Monday, 4 April 2016

ISTM promotions to Senior Lecturer

Congratulations to the following members of ISTM on their recent promotions...

Ed Chadwick moved to Keele as Lecturer in Biomedical Engineering in 2012 from Aberystwyth University where he taught Biomechanics. After obtaining a degree in Mechanical Engineering at Nottingham and PhD in Bioengineering from Strathclyde, Ed spent several years working as a Senior Research Associate at Case Western Reserve University in Cleveland, Ohio and at Delft University of Technology in the Netherlands.

His research interests are in the application of biomechanical modeling and simulation techniques to study upper limb function in a range of neuromuscular disorders including spinal cord injury and stroke. He has a particular interest in the use of functional electrical stimulation (FES) and development of FES devices for the restoration of function. He is currently the theme lead for the Rehabilitation Research Group within ISTM, and MSc course Director for Biomedical Engineering, leading modules in medical technology and devices.

As well as a range of PhD studentships, charity and industrial funding, Ed is a co-investigator of a major EPSRC project in Enabling Technologies for Sensory Feedback in next generation assistive devices, in collaboration with Imperial, Newcastle, Leeds, Essex and Southampton universities. He also continues to collaborate with Case Western Reserve University in the USA on a major project funded by the National Institutes of Health. Ed currently serves on the Executive Council of the International Society of Biomechanics, and was one of the recipients of Keele's MRC Centenary Awards.

Clare Hoskins has been promoted to Senior Lecturer in recognition of her research and her contribution to development of the School of Pharmacy. Clare has managed stage 2 of the MPharm programme for the past three years and is currently leading the restructuring of the year-long module in line with the newly accredited course. Clare has also contributed towards the School's recruitment and widening participation activities and sits on the Faculty Outreach Committee.

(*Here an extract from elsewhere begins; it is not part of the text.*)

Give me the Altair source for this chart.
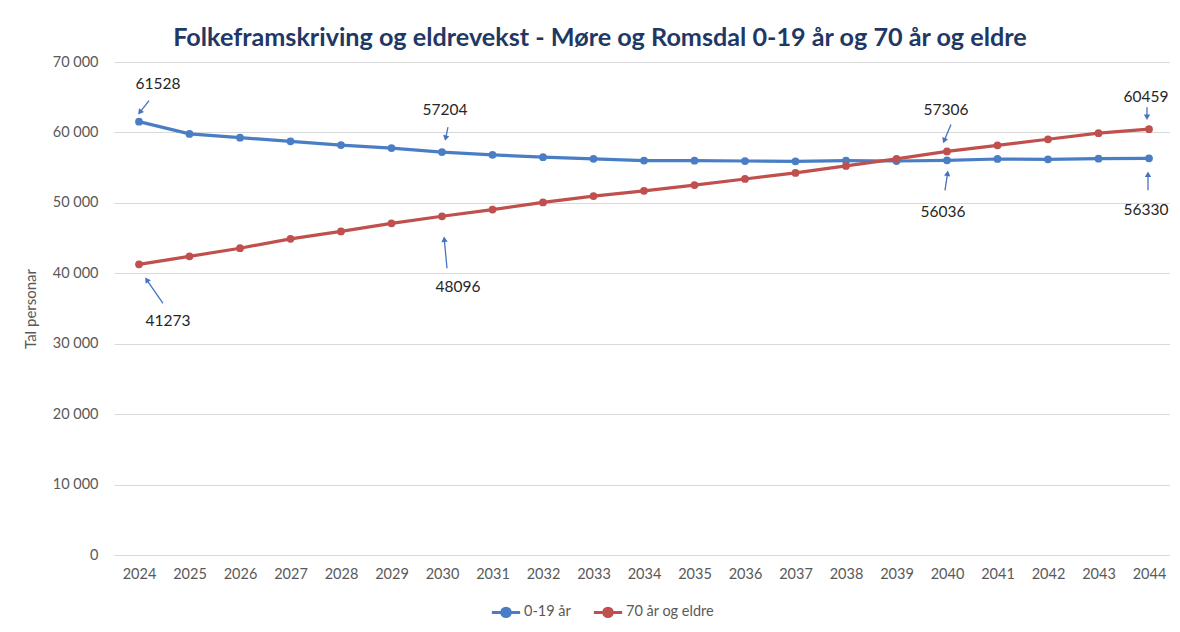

Clare has taught on all years of the degree and especially is interested in ensuring her teaching content is informed by the advances in research in her field of interest. Clare's research group, "Keele Nanopharmaceutics", has gained significant recognition over the past four years for its work in the use of nanomedicines for drug delivery. Currently Clare supervises seven PhD students who work on multi-disciplinary projects ranging from organic synthesis through to biological investigations. Clare is the elected Secretary of the Royal Society of Chemistry, Chemical Nanosciences & Nanotechnology Division as well as sitting on the Committee for Preclinical Sciences and Animal Health for the Controlled Release Society. Clare organised the Nanopharmaceutics Symposium at Keele in July 2015, which she intends running on an annual basis.

Paul Roach joined Keele in Nov 2009 and has since established a laboratory for microfabrication and surface analysis. Learning from natural biological processes, he has pioneered the understanding of interfacial interactions with nano-surfaces. His work has generated international interest with his publications receiving over 3,300 citations with an H-index of 14.

He has attracted external grants totaling over £600k and is also a co-investigator of the EPSRC-MRC Regenerative Medicine Centre for Doctoral Training in conjunction with Nottingham and Loughborough worth 3.5m overall. In addition, Paul was a key contributor to the EPSRC Capital award for major equipment in ISTM. His research and PhD students investigate development of advanced materials, their manufacture and use in directing biological responses.

Paul has taken a very active role in promoting interdisciplinary research and is a prominent member of the biomaterials and regenerative medicine communities in the UK and Europe, serving as adjunct faculty at the Donders Institute for Brain, Cognition and Behaviour at Radboud University in the Netherlands. In 2014 he was elected to the UK Society of Biomaterials council and in 2015 to the Executive Committee of the RSC Biomaterials group. He is also a member of the EPSRC Early Career Manufacturing Forum.

Having previously served as academic conduct officer in the Medical School, Paul is now Director of MSc in Cell and Tissue Engineering and co-ordinates the summer school for Saudi medical students who have been visiting ISTM for the past five years.